In my brief tenure in the office, I was most inspired by the staff’s kindness towards and empathy for every one of our clients. Our baseline as a legal services project is that we deliver outstanding legal advocacy, while at the same time providing the simple, compassionate human contact with each person seeking help. As I watched these interactions each day, I imagined an un-spoken conversation each time a client came through our door:
Here, let me get you a cup of coffee. And let’s remove this Invisibility Cloak that is weighing you down. You don’t need that here. In fact, you don’t need to wear that any more now. Let me hang it up and give you, instead, this Coat of Dignity that we want you to have. You can keep it. You are my neighbor. I see you. I hear you. I will help you. Or if I can’t, I will help you find help. You don’t need to be invisible anymore.
When we reach the people we serve, we touch them, and for many, it is the first time in years that they have heard someone say, I see you, I hear you. Tell me your story.

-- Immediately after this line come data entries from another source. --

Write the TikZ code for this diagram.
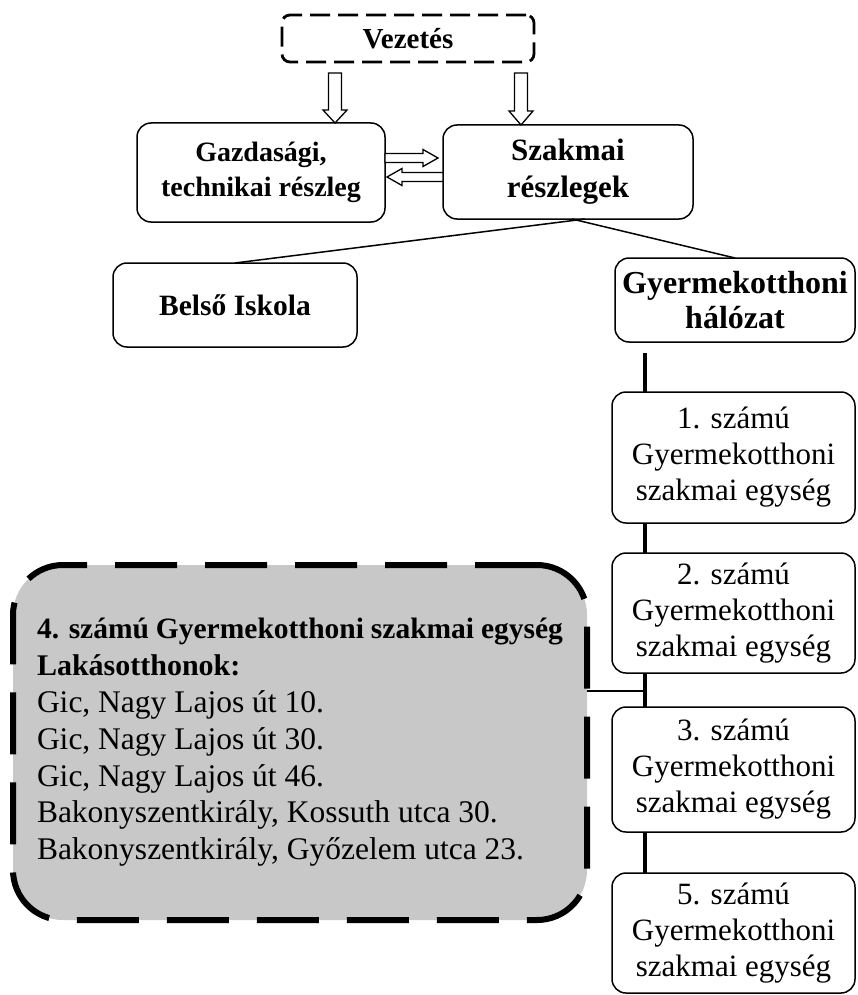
\documentclass[tikz,border=0pt]{standalone}
\usepackage{fontspec}
\setmainfont{Liberation Serif}
\usetikzlibrary{calc}
\definecolor{boxgray}{RGB}{200,200,200}
\tikzset{
  every node/.style={inner sep=0pt, outer sep=0pt},
  rbox/.style={draw, line width=1.5pt, rounded corners=14pt, fill=white, align=center},
  unitbox/.style={rbox, minimum width=243pt, font=\fontsize{31}{36}\selectfont},
  arrowline/.style={draw, line width=1.3pt, fill=white, line join=miter},
  link/.style={line width=1.5pt},
  trunk/.style={line width=3.5pt},
}
\newcommand{\harw}[5]{%
  \draw[arrowline] ($#1!#3!90:#2$) -- ($($#2!#5!#1$)!#3!90:#2$) -- ($($#2!#5!#1$)!#4!90:#2$)
    -- #2 -- ($($#2!#5!#1$)!#4!-90:#2$) -- ($($#2!#5!#1$)!#3!-90:#2$) -- ($#1!#3!-90:#2$) -- cycle;}
\begin{document}
\begin{tikzpicture}[x=1pt, y=-1pt]
\useasboundingbox (0,0) rectangle (857,995);

% top level
\node[draw, line width=2.8pt, dash pattern=on 20pt off 8pt, rounded corners=8pt,
      minimum width=252pt, minimum height=47pt, font=\fontsize{29}{34}\selectfont\bfseries]
      (vez) at (408,38.5) {Vezetés};
\node[rbox, minimum width=248pt, minimum height=99pt, font=\fontsize{28}{35}\selectfont\bfseries]
      (gaz) at (261,172.5) {Gazdasági,\\technikai részleg};
\node[rbox, minimum width=250pt, minimum height=94pt, font=\fontsize{31}{37}\selectfont\bfseries]
      (szak) at (568,172) {Szakmai\\részlegek};
\node[rbox, minimum width=244pt, minimum height=84pt, font=\fontsize{29.5}{35}\selectfont\bfseries]
      (bel) at (235,305) {Belső Iskola};
\node[rbox, minimum width=240pt, minimum height=84pt, font=\fontsize{32}{35}\selectfont\bfseries]
      (hal) at (735,300) {Gyermekotthoni\\hálózat};

% units
\node[unitbox, minimum height=131pt] (u1) at (733.5,457.5) {1. számú\\Gyermekotthoni\\szakmai egység};
\node[unitbox, minimum height=120pt] (u2) at (733.5,613) {2. számú\\Gyermekotthoni\\szakmai egység};
\node[unitbox, minimum height=125pt] (u3) at (733.5,769.5) {3. számú\\Gyermekotthoni\\szakmai egység};
\node[unitbox, minimum height=120pt] (u5) at (733.5,933) {5. számú\\Gyermekotthoni\\szakmai egység};

% gray dashed box
\node[draw, fill=boxgray, line width=6pt, dash pattern=on 62pt off 28pt, rounded corners=50pt,
      minimum width=574pt, minimum height=355pt, text width=526pt, align=flush left,
      font=\fontsize{31.5}{36.8}\selectfont]
      (gray) at (300,742.5) {%
  \lineskiplimit=-100pt
  {\fontsize{29.5}{36.8}\selectfont\bfseries 4. számú Gyermekotthoni szakmai egység}\\
  {\fontsize{30}{36.8}\selectfont\bfseries Lakásotthonok:}\\
  Gic, Nagy Lajos út 10.\\
  Gic, Nagy Lajos út 30.\\
  Gic, Nagy Lajos út 46.\\
  Bakonyszentkirály, Kossuth utca 30.\\
  Bakonyszentkirály, Győzelem utca 23.\par};

% hollow arrows
\coordinate (d1) at (335,73);
\coordinate (d2) at (521,73);
\coordinate (h1) at (0,158);
\coordinate (h2) at (0,177);
\harw{(d1)}{(d1 |- gaz.north)}{6.5pt}{12pt}{13pt}
\harw{(d2)}{(d2 |- szak.north)}{6.5pt}{12pt}{14pt}
\harw{(gaz.east |- h1)}{($(szak.west |- h1)+(-5,0)$)}{4.5pt}{8.5pt}{15pt}
\harw{(szak.west |- h2)}{($(gaz.east |- h2)+(2,0)$)}{4.5pt}{8.5pt}{15pt}

% links
\draw[link] (bel.north) -- ($(szak.south)+(17,0)$);
\draw[link] ($(szak.south)+(4,0)$) -- (hal.north);

% trunk
\coordinate (tt) at (645,353);
\coordinate (j) at (645,691);
\draw[trunk] (tt) -- (tt |- u1.north);
\draw[trunk] (u1.south -| tt) -- (u2.north -| tt);
\draw[trunk] (u2.south -| tt) -- (u3.north -| tt);
\draw[trunk] (u3.south -| tt) -- (u5.north -| tt);
\draw[link] (gray.east |- j) -- (j);
\end{tikzpicture}
\end{document}
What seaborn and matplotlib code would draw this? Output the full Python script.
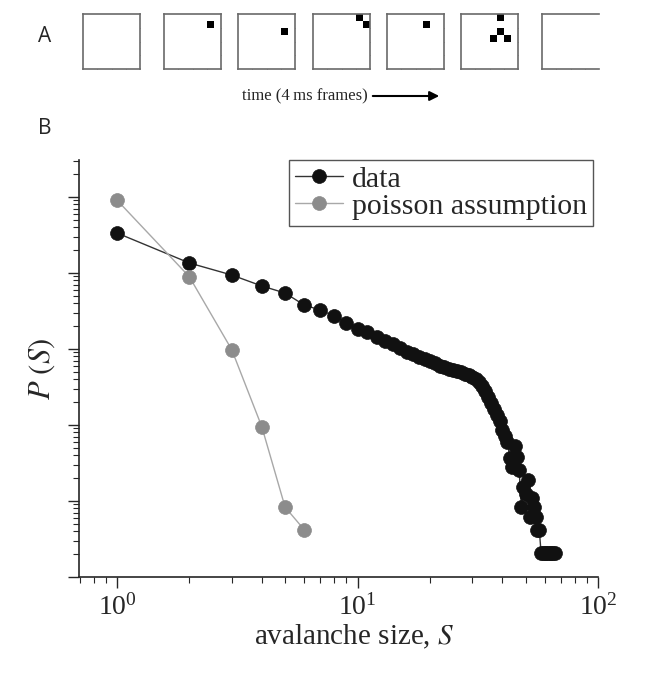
import numpy as np
import matplotlib
matplotlib.use("Agg")
import matplotlib.pyplot as plt
import seaborn as sns

# avalanche sizes and probabilities
sizes_data = list(range(1, 67))
p_data = [0.336, 0.1354, 0.0941, 0.0675, 0.0545, 0.0379, 0.0326, 0.0272, 0.0220, 0.0183,
          0.0167, 0.0144, 0.0127, 0.0116, 0.0103, 0.00913, 0.00859, 0.00785, 0.00739, 0.00695,
          0.00654, 0.00597, 0.00580, 0.00546, 0.00529, 0.00513, 0.00498, 0.00469, 0.00455, 0.00428,
          0.00403, 0.00368, 0.00326, 0.00280, 0.00234, 0.00195, 0.00162, 0.00135, 0.00113, 0.000859,
          0.000717, 0.000597, 0.000368, 0.000280, 0.000529, 0.000379, 0.000256, 8.34e-5, 0.000153, 0.000124,
          0.000189, 6.16e-5, 0.000110, 8.34e-5, 6.16e-5, 4.15e-5, 4.15e-5, 2.07e-5, 2.07e-5, 2.07e-5,
          2.07e-5, 2.07e-5, 2.07e-5, 2.07e-5, 2.07e-5, 2.07e-5]

sizes_poisson = [1, 2, 3, 4, 5, 6]
p_poisson = [0.91, 0.089, 0.0098, 0.00095, 8.3e-5, 4.2e-5]

# active electrodes (row, col) in each 8x8 frame of panel A
frame_pixels = [
    [],
    [(1, 6)],
    [(2, 6)],
    [(0, 6), (1, 7)],
    [(1, 5)],
    [(0, 5), (2, 5), (3, 4), (3, 6)],
    [],
]

sns.set_style("ticks")
plt.rcParams['font.family'] = ['Liberation Serif', 'DejaVu Serif']
plt.rcParams['mathtext.fontset'] = 'stix'

W, H = 664, 675
fig = plt.figure(figsize=(W / 100, H / 100), dpi=100)

# panel A: frames
frame_left = [83, 164, 238, 313, 387, 461, 542]
for i, pix in enumerate(frame_pixels):
    grid = np.zeros((8, 8))
    for r, c in pix:
        grid[r, c] = 1
    fa = fig.add_axes([frame_left[i] / W, 1 - 69 / H, 57 / W, 55 / H])
    sns.heatmap(grid, cmap=['white', 'black'], vmin=0, vmax=1, cbar=False,
                xticklabels=False, yticklabels=False, ax=fa)
    for name, sp in fa.spines.items():
        sp.set_visible(True)
        sp.set_color('#6a6a6a')
        sp.set_linewidth(1.2)
    last = i == len(frame_pixels) - 1
    if last:
        fa.spines['right'].set_visible(False)
    fa.set_xticks([2, 4, 6])
    fa.set_yticks([2, 4, 6])
    fa.tick_params(direction='in', length=2, width=0.8, color='#6a6a6a',
                   top=True, right=not last, bottom=True, left=True,
                   labelbottom=False, labelleft=False)

fig.text(242 / W, 1 - 96 / H, 'time (4\u2009ms frames)', fontsize=12, va='center', ha='left',
         family=['Liberation Serif', 'DejaVu Serif'])
fig.add_artist(matplotlib.patches.FancyArrowPatch(
    (370 / W, 1 - 96 / H), (442 / W, 1 - 96 / H), transform=fig.transFigure,
    arrowstyle='-|>', mutation_scale=14, color='black', lw=1.5))

fig.text(38 / W, 1 - 36 / H, 'A', family='Open Sans', fontsize=15, va='center')
fig.text(38 / W, 1 - 129 / H, 'B', family='Open Sans', fontsize=15, va='center')

# panel B: avalanche size distribution
ax = fig.add_axes([79 / W, 1 - 577 / H, 519 / W, 417 / H])
ax.set_xscale('log')
ax.set_yscale('log')
sns.lineplot(x=sizes_data, y=p_data, ax=ax, color='#333333', lw=1.0, marker='o',
             markersize=10, markerfacecolor='#111111', markeredgecolor='#111111',
             markeredgewidth=0.5, label='data')
sns.lineplot(x=sizes_poisson, y=p_poisson, ax=ax, color='#a8a8a8', lw=1.0, marker='o',
             markersize=10, markerfacecolor='#8c8c8c', markeredgecolor='#8c8c8c',
             markeredgewidth=0.5, label='poisson assumption')

ax.set_xlim(0.695, 100)
ax.set_ylim(1e-5, 10 ** 0.487)
sns.despine(ax=ax)
for sp in ax.spines.values():
    sp.set_linewidth(1.2)
ax.tick_params(which='major', length=8, width=1, labelsize=20, pad=4)
ax.tick_params(which='minor', length=4, width=0.8)
ax.tick_params(axis='y', which='both', labelleft=False)

ax.set_xlabel('avalanche size, $S$', fontsize=21)
ax.set_ylabel(r'$P\ (S)$', fontsize=22)
ax.xaxis.set_label_coords(0.53, -0.11)
ax.yaxis.set_label_coords(-0.042, 0.5)

leg = ax.legend(loc='upper right', bbox_to_anchor=(0.99, 1.0), borderaxespad=0,
                frameon=True, fancybox=False, edgecolor='#555555', framealpha=1,
                fontsize=21.5, handlelength=1.6, handletextpad=0.3, labelspacing=0.0,
                borderpad=0.2)
leg.get_frame().set_linewidth(1.0)

fig.savefig('out.png', dpi=100)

It is so often a new beginning.
Third, for those of you who are still with me (!), I will leave you with this quote from the actor, director, and writer, Wallace Shawn, that is a touchstone of mine:
There’s no reason to doubt that every healthy human infant is born with the potential to play music beautifully, to read with sensitivity, to do scientific research, to put on plays, to draw and paint, and certainly to think. . . . But almost all of those who are born unlucky have been brutally prevented from developing more than a fraction of their own abilities, and this is perhaps the most shocking fact about our human world. (Night Thoughts, 2017, p. 69.)
BLC staff work every day to change that fact in our community. There are hundreds, thousands of other organizations throughout America that in many different ways also work to welcome the invisible back into our communities.
Support that work. Increase the peace. Do justice. And our paths will keep crossing.”